Il se peut que la population in-nocente accueille favorablement, sur le moment, encore qu'elle n'y croie guère, de telles annonces de renforcement desdites politiques sécuritaires ; mais ce qu'elle souhaite à un peu plus long terme n'est en aucune façon une présence policière augmentée, des contrôles d'identité plus fréquents, l'érection de barrières métalliques prétendument infranchissables jusqu'au sein des lycées et des hôpitaux, la multiplication incessante des caméra de sécurité. Elle n'aspire pas à une fortification panoptique du monde et de tous les moments de l'existence, ni à une tranquillité aporétique qui ne serait due qu'à une tension vigilante jamais relâchée. Ce ne sont pas là des idéaux de civilisation, pour le coup.
(…)
Pour commencer de lutter sérieusement contre la violence elle-même, contre le désir de violence, contre la volonté de nocence, il faudrait accepter de s'interroger sur le type de société qui les produit. Or nous avons relevé à plusieurs reprises l'horreur de l'époque pour les mauvaises nouvelles idéologiques, dont elle n'a rien de plus pressé que de déclarer qu'elles sont fausses, tandis qu'elle nomme criminels ceux qui ont la malchance ou le courage de les apporter.

Renaud Camus, Décivilisation



La société devient de plus en plus brutale, non seulement violente et délinquante, criminelle, mais à tout moment grossière, agressive, mufle, incivile, à mesure qu'elle est plus idéologiquement et médiatiquement bien-pensante : comme si l'exigence là la libérait de toute contrainte ici, et l'idéologie de la morale.

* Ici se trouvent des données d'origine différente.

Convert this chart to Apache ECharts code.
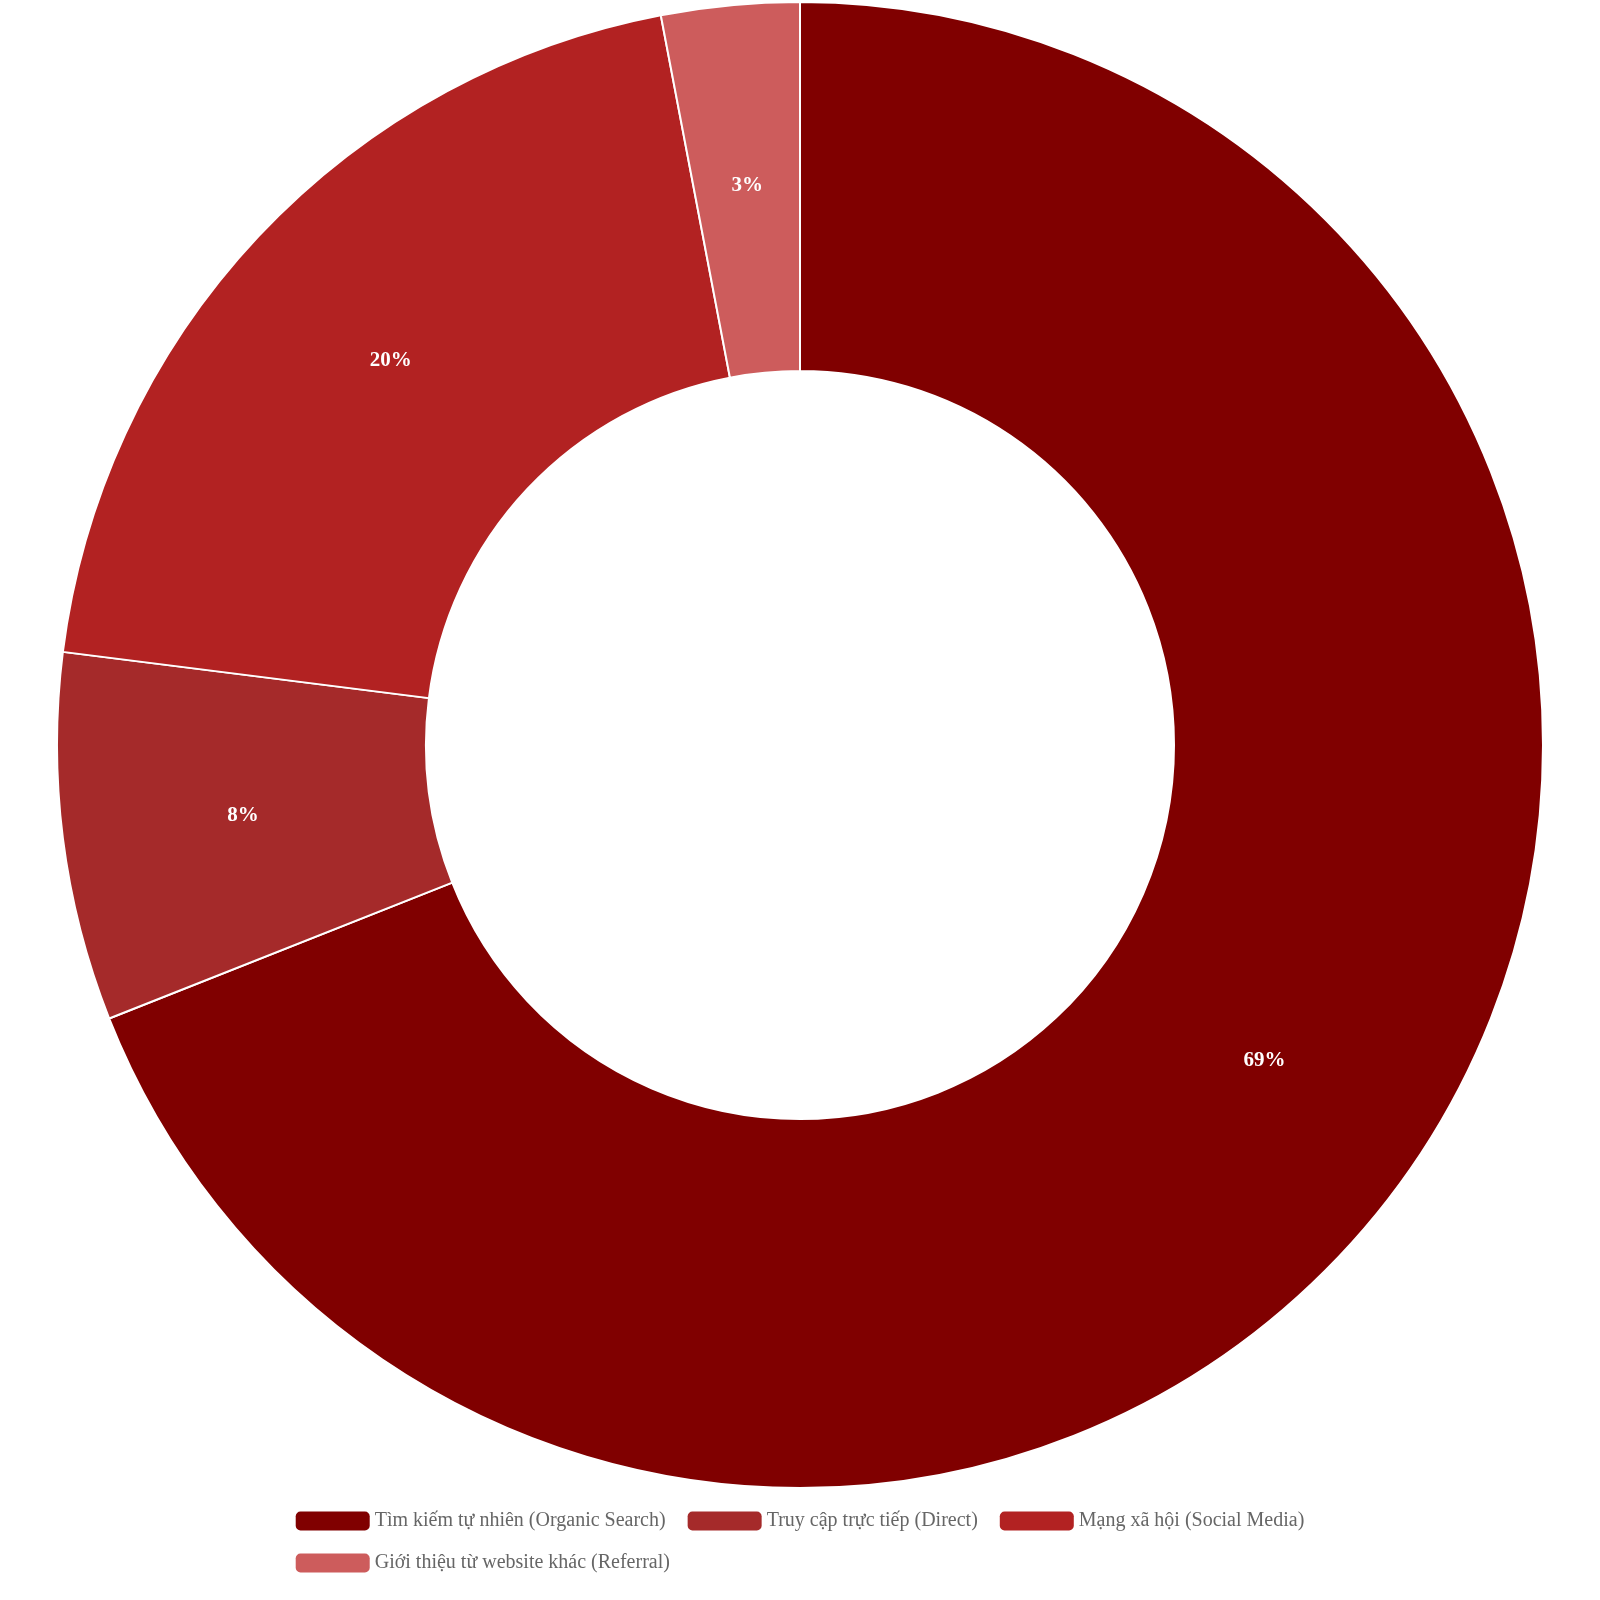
<!DOCTYPE html>
<html>
<head>
<meta charset="utf-8">
<script src="https://cdn.jsdelivr.net/npm/echarts@6/dist/echarts.min.js"></script>
<style>html,body{margin:0;padding:0;background:#fff}#chart{width:1600px;height:1600px}</style>
</head>
<body>
<div id="chart"></div>
<script>
// traffic sources, share in percent
const categories = ['Tìm kiếm tự nhiên (Organic Search)', 'Truy cập trực tiếp (Direct)', 'Mạng xã hội (Social Media)', 'Giới thiệu từ website khác (Referral)']
const values = [69, 8, 20, 3]
const colors = ['#800000', '#A52A2A', '#B22222', '#CD5C5C']

const chart = echarts.init(document.getElementById('chart'))
chart.setOption({
    textStyle: {fontFamily: 'Liberation Serif'},
    color: colors,
    legend: {
        bottom: 22,
        left: 'center',
        width: 1220,
        itemWidth: 74,
        itemHeight: 19,
        itemGap: 22,
        itemStyle: {borderWidth: 0},
        textStyle: {fontSize: 20, color: '#666', fontFamily: 'Liberation Serif'},
        data: categories
    },
    series: [{
        type: 'pie',
        center: [800, 745],
        radius: [374, 743],
        startAngle: 90,
        clockwise: true,
        avoidLabelOverlap: false,
        itemStyle: {borderColor: '#fff', borderWidth: 2},
        label: {
            position: 'inside',
            formatter: '{d}%',
            color: '#fff',
            fontWeight: 'bold',
            fontSize: 21,
            fontFamily: 'Liberation Serif'
        },
        labelLine: {show: false},
        data: categories.map((c, i) => ({name: c, value: values[i]}))
    }]
})
</script>
</body>
</html>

Les mêmes qui, en sortant d'un ascenseur, passent devant vous en vous marchant sur les pieds sans vous voir et sans interrompre leur conversation avec des tiers sont prêts à vous donner l'instant d'après de sérieuses leçons sur l'égalité entre les hommes, entre les hommes et les femmes, entre les enfants et les vieillards, entre les races qui n'existent pas. D'une société qui n'a d'autre mot à la bouche qu'ouverture et diversité s'efface progressivement le regard, cette façon de reconnaître l'autre et d'abord de le voir et de laisser paraître qu'on le voit, qu'on lui fait sa place dans la communauté d'espèce.